Efficient Market Hypothesis (EMH, or “Random Walk” Pricing)
Eugene F. Fama, “The Behavior of Stock-Market Prices,” The Journal of Business, 1965; and Paul Samuelson, “Proof That Properly Anticipated Prices Fluctuate Randomly,” Industrial Management Review, 1965
In the mid-1960s, Samuelson, Fama and others contributed to what collectively became the Efficient Market Hypothesis. Complementing CAPM price-setting, EMH also crunched available data to determine that a security’s next price seemed effectively unpredictable – like trying to track a drunkard’s “random walk.” Instead, prices were generally established by the market’s collective wisdom in lieu of individual “smart” trades. The evidence continued to mount that investors seem better off consistently capturing wide swaths of the markets’ expected risks and rewards, instead of trying to chase individual stocks or particular market climates.
Behavioral Finance
Amos Tversky and Daniel Kahneman, Judgment under Uncertainty: Heuristics and Biases,” Science, 1974
Parallel to financial economics, behavioral finance empirically analyzes the “human factor” in factor-based investing. Tversky and Kahneman published one of the earliest inquiries in this ongoing field, describing a number of behavioral biases to which investors seem predisposed. Particularly as improved brain-imaging techniques have advanced, so too has our understanding of what is going on in the deepest recesses of our brains that may be causing us to make seemingly irrational investment decisions, to the detriment of our end returns.
The Role of Bonds/Fixed Income
Eugene F. Fama, “Term premiums and default premiums in money markets,” Journal of Financial Economics, 1986
Turning to the bond side of the bond/stock mix, Fama and others have shed additional light on why it is usually a good idea to diversify one’s portfolio into a measure of stocks and bonds. With bonds, the primary risks – and thus sources for expected returns – include a bond’s term (its maturity date) and credit rating (the likelihood it might default on its obligations). These and other differences contribute to a relatively low correlation between stock and bond markets’ differing risks, expected returns and price movements. This in turn helps us understand why bonds are better suited to serve as a stabilizing rather than a returns-generating force within an investor’s total portfolio, offsetting stocks’ more volatile mood swings.
The Three-Factor Model
Eugene F. Fama and Kenneth R. French, “Common risk factors in the returns on stocks and bonds,” Journal of Financial Economics, 1993
In one of the most important advances beyond the single-factor model for stock pricing, Fama and French provided key, data-driven evidence indicating that three distinct market factors went further than a single factor in explaining why one stock portfolio would be expected to perform better or worse than another over time. This became known as the Three-Factor Model. The three factors include: the market factor (stocks vs. bonds), the size factor (small-company vs. large-company stocks) and the stock-price factor (value vs. growth companies, typically as measured by price-to-earning ratios).
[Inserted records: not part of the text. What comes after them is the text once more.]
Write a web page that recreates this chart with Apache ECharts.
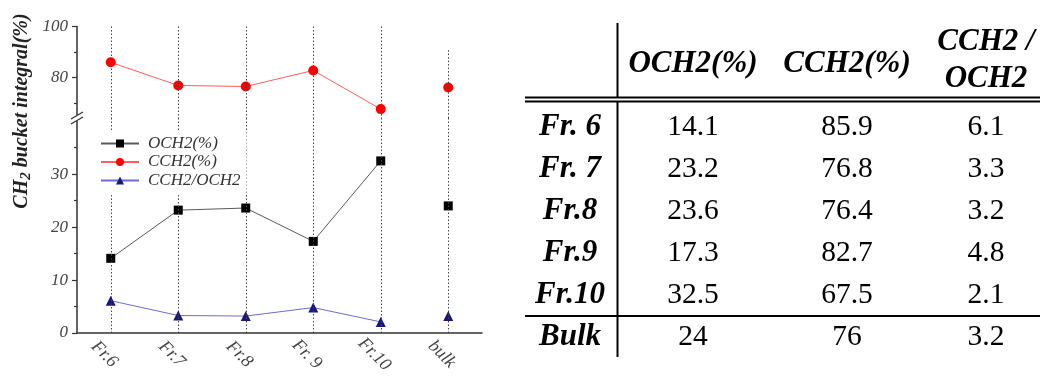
<!DOCTYPE html>
<html><head><meta charset="utf-8">
<script src="https://cdn.jsdelivr.net/npm/echarts@6/dist/echarts.min.js"></script>
<style>html,body{margin:0;padding:0;background:#fff}#c{width:1040px;height:379px}</style>
</head><body><div id="c"></div>
<script>
// ---------- data ----------
const categories = ['Fr.6', 'Fr.7', 'Fr.8', 'Fr. 9', 'Fr.10', 'bulk'];
const och2 = [14.1, 23.2, 23.6, 17.3, 32.5, 24];
const cch2 = [85.9, 76.8, 76.4, 82.7, 67.5, 76];
const ratio = [6.1, 3.3, 3.2, 4.8, 2.1, 3.2];
const seriesNames = ['OCH2(%)', 'CCH2(%)', 'CCH2/OCH2'];
const upperTicks = [80, 100];
const upperMinorTicks = [70, 90];
const lowerTicks = [0, 10, 20, 30];
const lowerMinorTicks = [5, 15, 25, 35];
const tableRowLabels = ['Fr. 6', 'Fr. 7', 'Fr.8', 'Fr.9', 'Fr.10', 'Bulk'];
const tableHeaders = [['OCH2(%)'], ['CCH2(%)'], ['CCH2 /', 'OCH2']];

// ---------- layout ----------
const W = 1040, H = 379;
const PL = 77, PR = 482, PT = 26.5, PB = 333, BRK = 118;
const UP_MIN = 64, UP_MAX = 100, LO_MIN = 0, LO_MAX = 40.6;
const BULK_TOP = 90.7;
const SERIF = '"Liberation Serif", "Times New Roman", serif';
const AX = '#333';

const nPts = categories.length;
const connected = arr => arr.map((v, i) => i < nPts - 1 ? v : '-');
const bulkOnly = arr => arr.map((v, i) => i === nPts - 1 ? v : '-');

const axisLabelStyle = { fontFamily: SERIF, fontStyle: 'italic', fontSize: 17, color: '#444' };

const styles = [
  { symbol: 'rect', size: 9, color: '#000', line: '#5a5a5a', x: 1, y: 2 },
  { symbol: 'circle', size: 10, color: '#ff0000', line: '#ff5c5c', x: 0, y: 0 },
  { symbol: 'triangle', size: 10, color: '#17177d', line: '#6c6cd0', x: 1, y: 2 }
];
const datasets = [och2, cch2, ratio];

const series = [];
datasets.forEach((arr, k) => {
  const s = styles[k];
  const base = {
    name: seriesNames[k], type: 'line', xAxisIndex: s.x, yAxisIndex: s.y,
    symbol: s.symbol, symbolSize: s.size, showSymbol: true, animation: false,
    itemStyle: { color: s.color },
    lineStyle: { color: s.line, width: 1 }, z: 3
  };
  series.push(Object.assign({}, base, { data: connected(arr) }));
  series.push(Object.assign({}, base, { data: bulkOnly(arr) }));
});

// dotted vertical guide lines
const dot = { color: '#444', width: 1, type: [1.5, 2] };
series[2].markLine = {
  silent: true, symbol: 'none', label: { show: false }, lineStyle: dot, animation: false,
  data: categories.map((c, i) => [{ coord: [i, i === nPts - 1 ? BULK_TOP : UP_MAX] }, { coord: [i, UP_MIN] }])
};
series[0].markLine = {
  silent: true, symbol: 'none', label: { show: false }, lineStyle: dot, animation: false,
  data: categories.map((c, i) => [{ coord: [i, LO_MAX] }, { coord: [i, LO_MIN] }])
};

// ---------- table (graphic) ----------
const colX = [570, 693, 847, 986];
const rowY0 = 127, rowStep = 42;
const graphics = [];
const boldIt = { fontFamily: SERIF, fontWeight: 'bold', fontStyle: 'italic', fontSize: 31, fill: '#000', align: 'center', verticalAlign: 'middle' };
const plain = { fontFamily: SERIF, fontSize: 29.5, fill: '#000', align: 'center', verticalAlign: 'middle' };
tableHeaders.forEach((lines, j) => {
  const ys = lines.length === 1 ? [64] : [42, 79];
  lines.forEach((t, m) => graphics.push({ type: 'text', x: colX[j + 1], y: ys[m], style: Object.assign({ text: t }, boldIt, { fontSize: 31 }) }));
});
tableRowLabels.forEach((lab, r) => {
  const y = rowY0 + r * rowStep;
  graphics.push({ type: 'text', x: colX[0], y: y, style: Object.assign({ text: lab }, boldIt) });
  [och2, cch2, ratio].forEach((arr, j) => {
    graphics.push({ type: 'text', x: colX[j + 1], y: y, style: Object.assign({ text: String(arr[r]) }, plain) });
  });
});
const ln = (x1, y1, x2, y2, w) => ({ type: 'line', shape: { x1, y1, x2, y2 }, style: { stroke: '#000', lineWidth: w || 2 } });
graphics.push(ln(617.5, 23, 617.5, 97.5));
graphics.push(ln(617.5, 101.5, 617.5, 357));
graphics.push(ln(525, 97.5, W, 97.5, 1.8));
graphics.push(ln(525, 101.5, W, 101.5, 1.8));
graphics.push(ln(525, 316, W, 316, 2));

// y-axis title
graphics.push({
  type: 'text', x: 22, y: 111, rotation: Math.PI / 2,
  style: {
    text: '{a|CH}{s|2}{a| bucket integral(%)}', align: 'center', verticalAlign: 'middle',
    rich: {
      a: { fontFamily: SERIF, fontWeight: 'bold', fontStyle: 'italic', fontSize: 20, fill: '#222', lineHeight: 23 },
      s: { fontFamily: SERIF, fontWeight: 'bold', fontStyle: 'italic', fontSize: 15, fill: '#222', lineHeight: 23, verticalAlign: 'bottom' }
    }
  }
});
// axis break mark
graphics.push({ type: 'rect', shape: { x: 74, y: 115, width: 6, height: 6 }, style: { fill: '#fff' }, z: 20 });
graphics.push(Object.assign(ln(71, 119, 83, 112, 1.3), { z: 21, style: { stroke: '#333', lineWidth: 1.3 } }));
graphics.push(Object.assign(ln(71, 124, 83, 117, 1.3), { z: 21, style: { stroke: '#333', lineWidth: 1.3 } }));

const yBase = (grid, min, max) => ({
  type: 'value', gridIndex: grid, min: min, max: max, position: 'left', offset: 0,
  splitLine: { show: false }
});

const option = {
  animation: false,
  backgroundColor: '#fff',
  grid: [
    { left: PL, width: PR - PL, top: PT, height: BRK - PT },
    { left: PL, width: PR - PL, top: BRK, height: PB - BRK }
  ],
  xAxis: [
    { type: 'category', gridIndex: 0, data: categories, show: false },
    {
      type: 'category', gridIndex: 1, data: categories, boundaryGap: true,
      axisLine: { lineStyle: { color: AX, width: 1.5 } },
      axisTick: { alignWithLabel: true, length: 5, lineStyle: { color: AX, width: 1.2 } },
      axisLabel: Object.assign({ interval: 0, rotate: -45, align: 'center', verticalAlign: 'top', margin: 15 }, axisLabelStyle, { fontSize: 18 })
    },
    {
      type: 'category', gridIndex: 1, data: categories, boundaryGap: true, position: 'bottom',
      axisLine: { show: false },
      axisTick: { inside: true, length: 4, lineStyle: { color: AX, width: 1.2 } },
      axisLabel: { show: false }
    }
  ],
  yAxis: [
    Object.assign(yBase(0, UP_MIN, UP_MAX), {
      axisLine: { show: true, lineStyle: { color: AX, width: 1.5 } },
      axisTick: { show: true, customValues: upperTicks, length: 5, lineStyle: { color: AX, width: 1.2 } },
      axisLabel: Object.assign({ customValues: upperTicks, margin: 9 }, axisLabelStyle)
    }),
    Object.assign(yBase(0, UP_MIN, UP_MAX), {
      axisLine: { show: false },
      axisTick: { show: true, customValues: upperMinorTicks, length: 3, lineStyle: { color: AX, width: 1.2 } },
      axisLabel: { show: false }
    }),
    Object.assign(yBase(1, LO_MIN, LO_MAX), {
      axisLine: { show: true, lineStyle: { color: AX, width: 1.5 } },
      axisTick: { show: true, customValues: lowerTicks, length: 5, lineStyle: { color: AX, width: 1.2 } },
      axisLabel: Object.assign({ customValues: lowerTicks, margin: 9 }, axisLabelStyle)
    }),
    Object.assign(yBase(1, LO_MIN, LO_MAX), {
      axisLine: { show: false },
      axisTick: { show: true, customValues: lowerMinorTicks, length: 3, lineStyle: { color: AX, width: 1.2 } },
      axisLabel: { show: false }
    })
  ],
  legend: {
    data: seriesNames, orient: 'vertical', left: 98, top: 131,
    itemWidth: 38, itemHeight: 10, itemGap: 1.5,
    backgroundColor: '#fff', padding: [4, 6, 4, 2], z: 10,
    textStyle: { fontFamily: SERIF, fontStyle: 'italic', fontSize: 17, color: '#333', lineHeight: 15, padding: [0, 0, 0, 4] }
  },
  series: series,
  graphic: graphics
};

const chart = echarts.init(document.getElementById('c'), null, { renderer: 'canvas' });
chart.setOption(option);
</script>
</body></html>
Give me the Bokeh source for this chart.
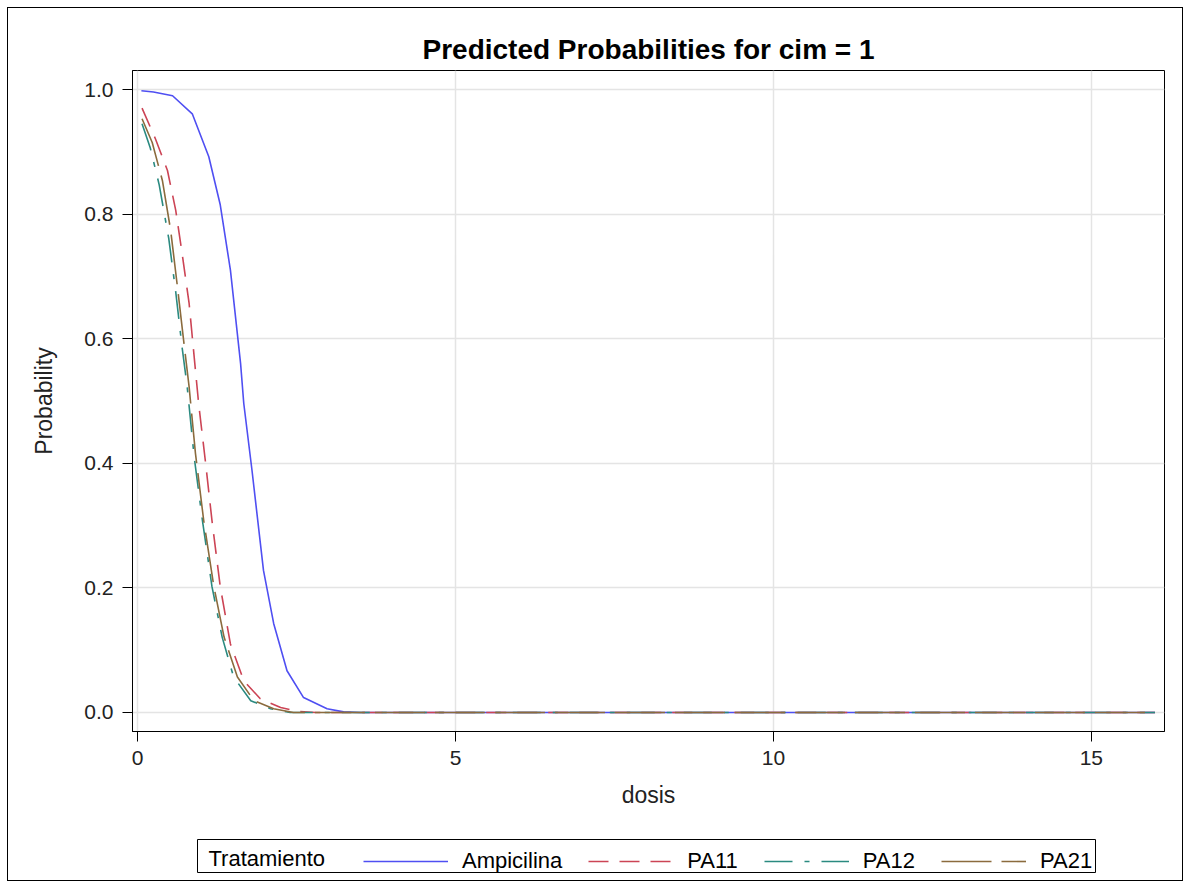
from bokeh.plotting import figure
from bokeh.layouts import column
from bokeh.models import Range1d, Legend, LegendItem, NumeralTickFormatter, Label, BoxAnnotation
from bokeh.embed import file_html
from bokeh.resources import INLINE

# ---- data ----
dosis_amp = [0.06, 0.25, 0.55, 0.86, 1.12, 1.30, 1.46, 1.62, 1.67, 1.80, 1.98, 2.14, 2.35, 2.61, 2.98, 3.24, 3.50, 16.0]
prob_amp  = [0.998, 0.996, 0.990, 0.961, 0.892, 0.815, 0.710, 0.560, 0.496, 0.388, 0.228, 0.143, 0.067, 0.024, 0.006, 0.001, 0.0, 0.0]

dosis_pa11 = [0.07, 0.28, 0.47, 0.60, 0.70, 0.81, 0.90, 0.96, 1.07, 1.17, 1.30, 1.46, 1.67, 1.93, 2.25, 2.51, 2.80, 16.0]
prob_pa11  = [0.970, 0.921, 0.870, 0.806, 0.737, 0.657, 0.560, 0.496, 0.400, 0.308, 0.202, 0.110, 0.051, 0.022, 0.008, 0.002, 0.0, 0.0]

dosis_pa12 = [0.07, 0.20, 0.34, 0.49, 0.60, 0.70, 0.78, 0.89, 1.02, 1.17, 1.33, 1.51, 1.78, 2.09, 2.40, 16.0]
prob_pa12  = [0.945, 0.906, 0.847, 0.761, 0.675, 0.586, 0.523, 0.410, 0.308, 0.202, 0.121, 0.057, 0.019, 0.006, 0.0, 0.0]

dosis_pa21 = [0.07, 0.23, 0.39, 0.52, 0.62, 0.73, 0.81, 0.91, 1.04, 1.20, 1.36, 1.57, 1.83, 2.14, 2.45, 16.0]
prob_pa21  = [0.953, 0.915, 0.854, 0.774, 0.689, 0.592, 0.523, 0.416, 0.308, 0.202, 0.121, 0.057, 0.019, 0.006, 0.0, 0.0]

series_names = ["Ampicilina", "PA11", "PA12", "PA21"]
legend_title = "Tratamiento"
x_ticks = [0, 5, 10, 15]
y_ticks = [0.0, 0.2, 0.4, 0.6, 0.8, 1.0]

FONT = "Liberation Sans"
styles = [
    dict(line_color="#4f4ff2", line_width=1.6),
    dict(line_color="#cc4455", line_width=1.6, line_dash="20 11"),
    dict(line_color="#2a8a80", line_width=1.6, line_dash="28 12 5 12"),
    dict(line_color="#8b6b3d", line_width=1.6, line_dash="50 10"),
]
series = [(dosis_amp, prob_amp), (dosis_pa11, prob_pa11), (dosis_pa12, prob_pa12), (dosis_pa21, prob_pa21)]

# ---------------- main plot ----------------
p = figure(frame_width=1032, frame_height=661,
           output_backend="svg", toolbar_location=None,
           x_range=Range1d(-0.08, 16.15), y_range=Range1d(-0.0305, 1.0305),
           min_border_left=125, min_border_right=19, min_border_top=63,
           min_border_bottom=95)
p.background_fill_color = "white"
p.border_fill_alpha = 0
p.outline_line_color = "black"
p.outline_line_width = 1

p.title.text = "Predicted Probabilities for cim = 1"
p.title.align = "center"
p.title.text_font = FONT
p.title.text_font_size = "28px"
p.title.text_font_style = "bold"
p.title.text_color = "black"
p.title.standoff = 12

for (xs, ys), st in zip(series, styles):
    p.line(xs, ys, **st)

p.xaxis.ticker = x_ticks
p.yaxis.ticker = y_ticks
p.yaxis.formatter = NumeralTickFormatter(format="0.0")
p.xaxis.axis_label = "dosis"
p.yaxis.axis_label = "Probability"
for ax in (p.xaxis, p.yaxis):
    ax.axis_line_color = "black"
    ax.major_tick_line_color = "black"
    ax.major_tick_in = 0
    ax.major_tick_out = 10
    ax.minor_tick_line_color = None
    ax.major_label_text_font = FONT
    ax.major_label_text_font_size = "21px"
    ax.major_label_text_color = "#222222"
    ax.axis_label_text_font = FONT
    ax.axis_label_text_font_size = "23px"
    ax.axis_label_text_font_style = "normal"
    ax.axis_label_text_color = "#222222"
    ax.major_label_standoff = 9
p.xaxis.axis_label_standoff = 14
p.yaxis.axis_label_standoff = 24

p.grid.grid_line_color = "#e4e4e4"
p.grid.grid_line_width = 1.5

# ---------------- legend strip ----------------
# same series drawn outside this strip's visible range, only to feed the legend
q = figure(frame_width=1032, frame_height=55, output_backend="svg", toolbar_location=None,
           x_range=Range1d(100, 200), y_range=Range1d(100, 200),
           x_axis_type=None, y_axis_type=None,
           min_border_left=125, min_border_right=19, min_border_top=0, min_border_bottom=0)
q.grid.visible = False
q.outline_line_color = None
q.background_fill_alpha = 0
q.border_fill_alpha = 0
rs = [q.line(xs, ys, **st) for (xs, ys), st in zip(series, styles)]

items = [LegendItem(label=n, renderers=[r]) for n, r in zip(series_names, rs)]
legend = Legend(items=items, orientation="horizontal", location=(231, 7))
legend.label_text_font = FONT
legend.label_text_font_size = "22px"
legend.label_text_color = "black"
legend.glyph_width = 85
legend.glyph_height = 22
legend.label_height = 22
legend.label_standoff = 14
legend.spacing = 26
legend.padding = 5
legend.margin = 0
legend.border_line_color = None
legend.background_fill_alpha = 0
q.add_layout(legend, "center")

q.add_layout(Label(x=76, y=23, x_units="screen", y_units="screen", text=legend_title,
                   text_font=FONT, text_font_size="22px", text_baseline="middle",
                   text_align="left", text_color="black"))
q.add_layout(BoxAnnotation(left=65, right=963, top=42, bottom=9,
                           left_units="screen", right_units="screen",
                           top_units="screen", bottom_units="screen",
                           fill_alpha=0, line_color="black", line_width=1, line_alpha=1))

lay = column(p, q, spacing=0, width=1176, height=874)
lay.margin = (7, 0, 0, 7)
lay.styles = {"outline": "1px solid black", "outline-offset": "-1px"}

open("out.html", "w").write(file_html(lay, INLINE))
The Three-Factor Model has been monumental in enabling fund companies to create practical, low-cost solutions for building diversified portfolios in which holdings can be tilted toward or away from each of these factors, so investors can efficiently tailor their expected levels of risk and return.
International Diversification
Steven L. Heston, K. Geert Rouwenhorst, and Roberto E. Wessels, “The structure of international stock returns and the integration of capital markets,” Journal of Empirical Finance, 1995
In our related paper, “Evidence on the Evidence,” we explained that one way to differentiate persistent results from fleeting patterns is whether the results are repeatable in other samples. In financial economics, this often means determining whether a factor shows up in multiple markets around the globe. This landmark study (among others) shored up existing evidence by testing a number of markets across a dozen European countries and the U.S., and finding that they shared multiple risk factors in common. The study also initiated exploration into potential benefits of diversifying not only across risk factors, but also across various global markets.
What Does the Future Hold?
In the latest capital market research, scholars cited here as well as the next generation of their peers have been exploring whether the Three-Factor Model should evolve into a model incorporating additional factors – such as stock-price momentum, company profitability and company reinvestment costs. Do these factors represent additional, distinct sources of expected return? If so, can we expect them to remain persistent over time? Can they be practically implemented after the costs involved?
These are the questions unfolding even as we publish this piece. They get to the heart of why we feel an evidence-based investment approach is crucial to our own and our clients’ well-being. We begin by harnessing the most robust evidence available to us today, using the practical solutions that have been built from that evidence to help our clients invest confidently toward their long-term goals. Keeping a watchful eye on additional evidence as it emerges, we also remain vigilant to new possibilities, applying the same criteria we described in “Evidence on the Evidence” to assess their credibility.
In this context, we believe the best way to participate in ever-volatile markets was, is and will remain those strategies and solutions that are grounded in the most durable academic evidence. While we can never promise certain success, evidence-based investing gives investors their best shot at likely success. That’s one factor we don’t see changing over time.